Bloquer l'Interféron de type 1 (INF-1), un puissant facteur antiviral essentiel de la réponse immunitaire, serait-il la clé pour prévenir les effets sur le fœtus d'une infection maternelle par le virus Zika ?

Selon un travail publié dans « Science Immunology », il semblerait que cette protéine, et surtout son récepteur, joue un rôle fondamental dans le développement des complications fœtales qui vont de l'avortement spontané à des malformations graves (microcéphalies, déficit visuel et/ou auditif, épilepsie…).

Lors de travaux précédents, des chercheurs ont observé que l'IFN-1 est produit en grande quantité en réponse à l'infection par le virus Zika. La perte du récepteur de l'interféron IFNAR est par ailleurs liée à une plus grande susceptibilité à l'infection par le virus Zika.

Un effet paradoxal

Les chercheurs des universités de Yale et de Pittsburgh, et de l'institut médical Howard Hughes, dirigés par le Pr Akiko Iwasaki, ont croisé des femelles de souris n'ayant pas de gène codant pour IFNAR avec des rats n'ayant qu'une seule copie de ce gène. Leurs descendances étaient donc composées pour moitié de souris exprimant le récepteur, et pour moitié de souris ne l'exprimant pas. Les souris femelles ont ensuite été infectées par Zika au cours de la grossesse.

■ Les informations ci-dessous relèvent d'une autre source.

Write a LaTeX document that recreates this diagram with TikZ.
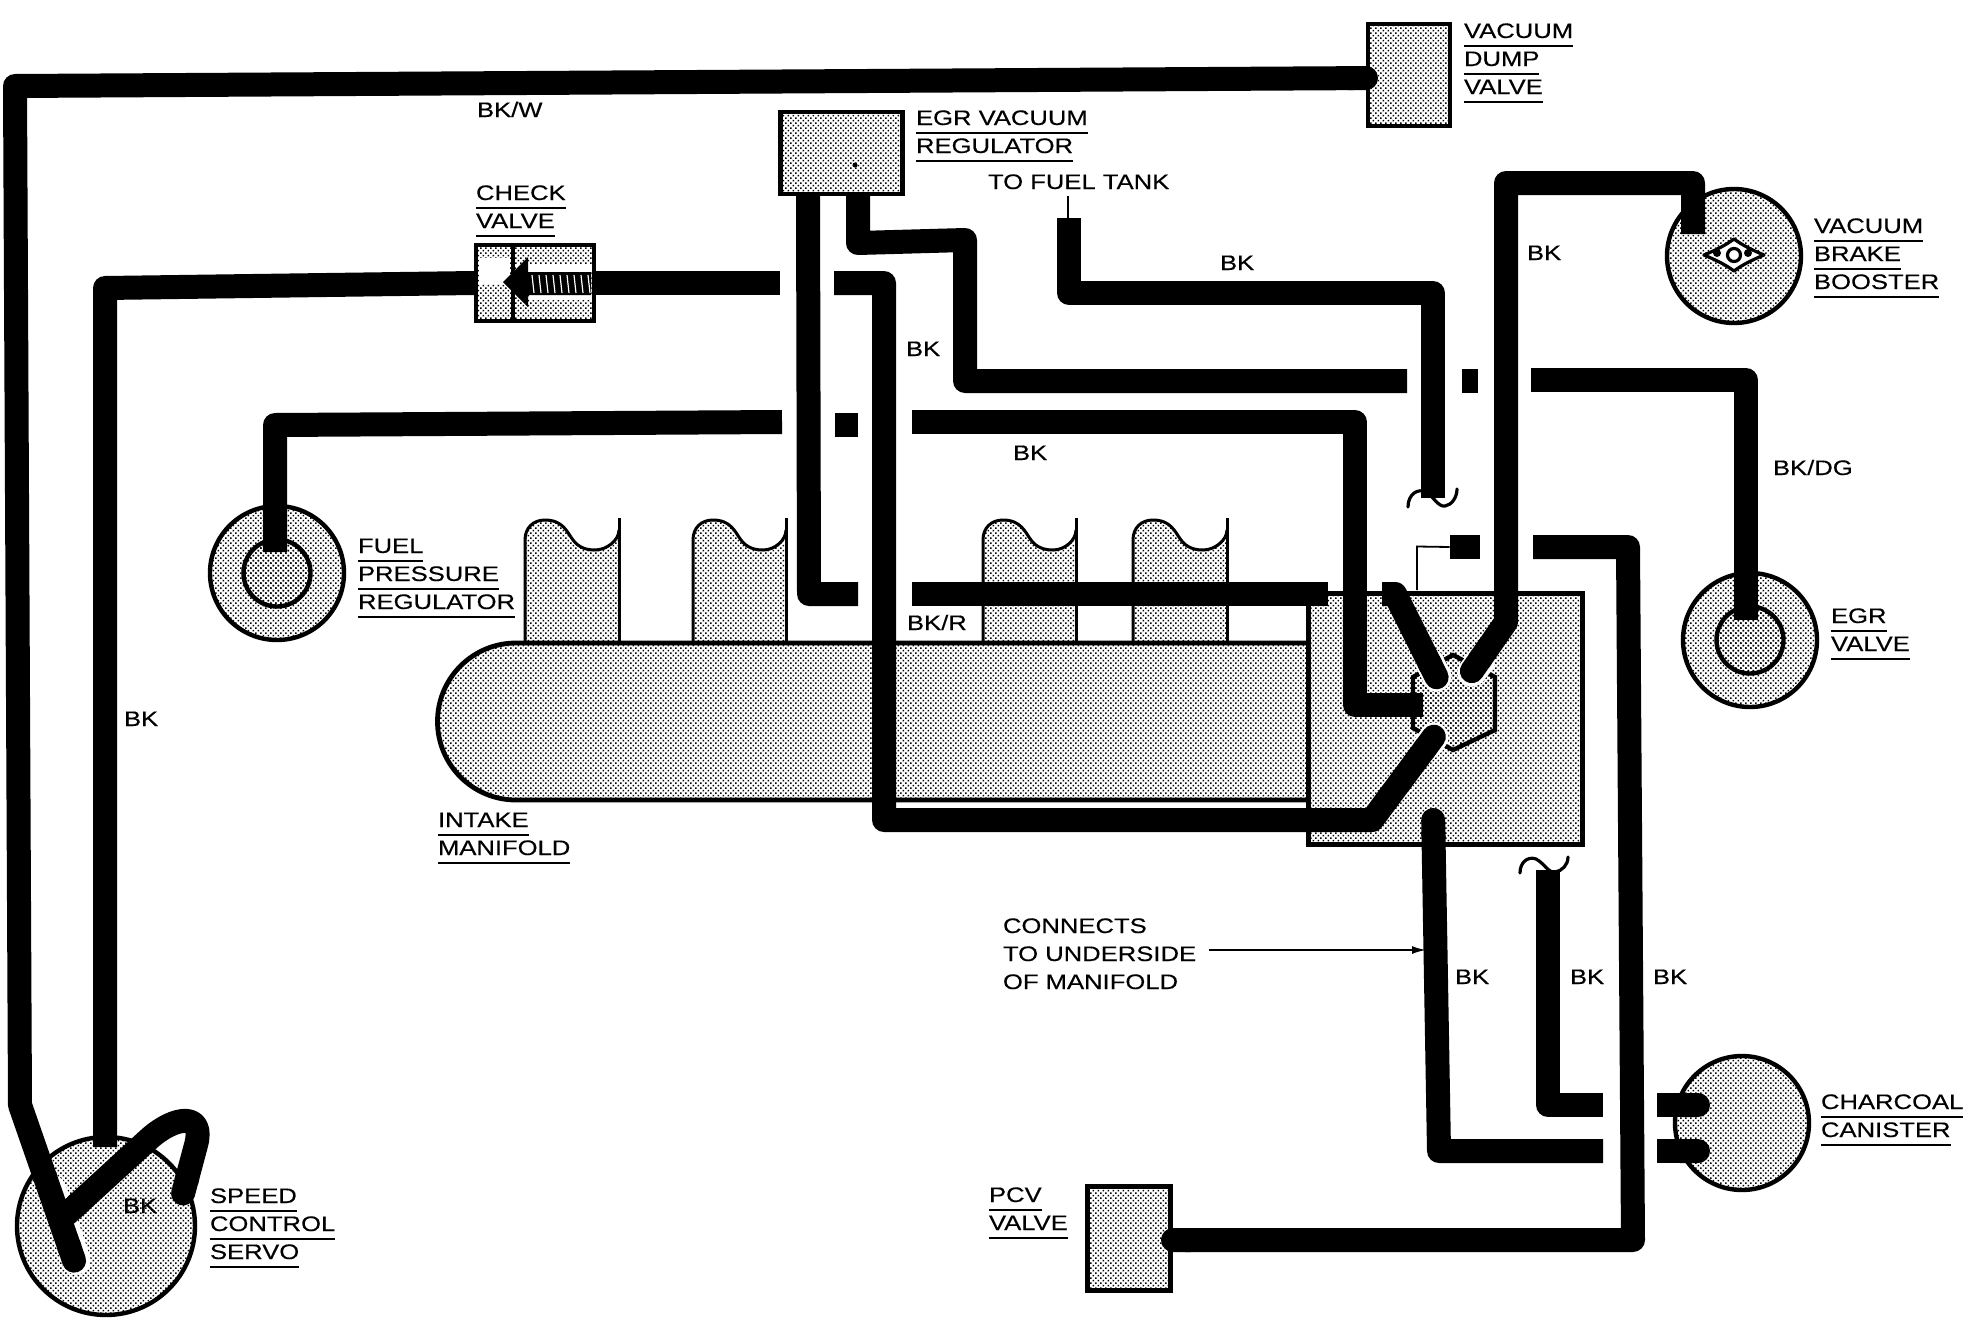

C'est alors que les chercheurs ont observé un effet pour le moins paradoxal : les fœtus ayant des récepteurs IFNAR fonctionnels développaient des complications et ne survivaient pas. Les fœtus ayant une déficience en IFNAR poursuivaient un développement normal, bien qu'ils continuent à être porteurs du virus.

En poussant leurs observations in vitro sur des cultures de placenta humain, les auteurs ont noté que l'activation de la voie de signalisation de l'INF-1 et du récepteur IFNAR provoquait des malformations du placenta, même en l'absence de virus Zika, et une anomalie du développement, avec notamment l'apparition de structures nodulaires. La voie de l'INF-1 serait ainsi une sorte de « Dr Jekyll et M. Hyde », luttant contre l'infection d'une part, mais en amplifiant les effets d'autre part.

Dans un commentaire associé à l'article, le Pr Helen Lazear et Rebecca Casazza de l'université de Caroline du Nord remarquent que l'activité de l'IFN-1 est nécessaire au cours de la grossesse pour assurer une immunité fœtale et maternelle, ce qui « pose des questions sur la manière d'exploiter ces nouvelles données dans le cadre de futures investigations », soulignent-elles.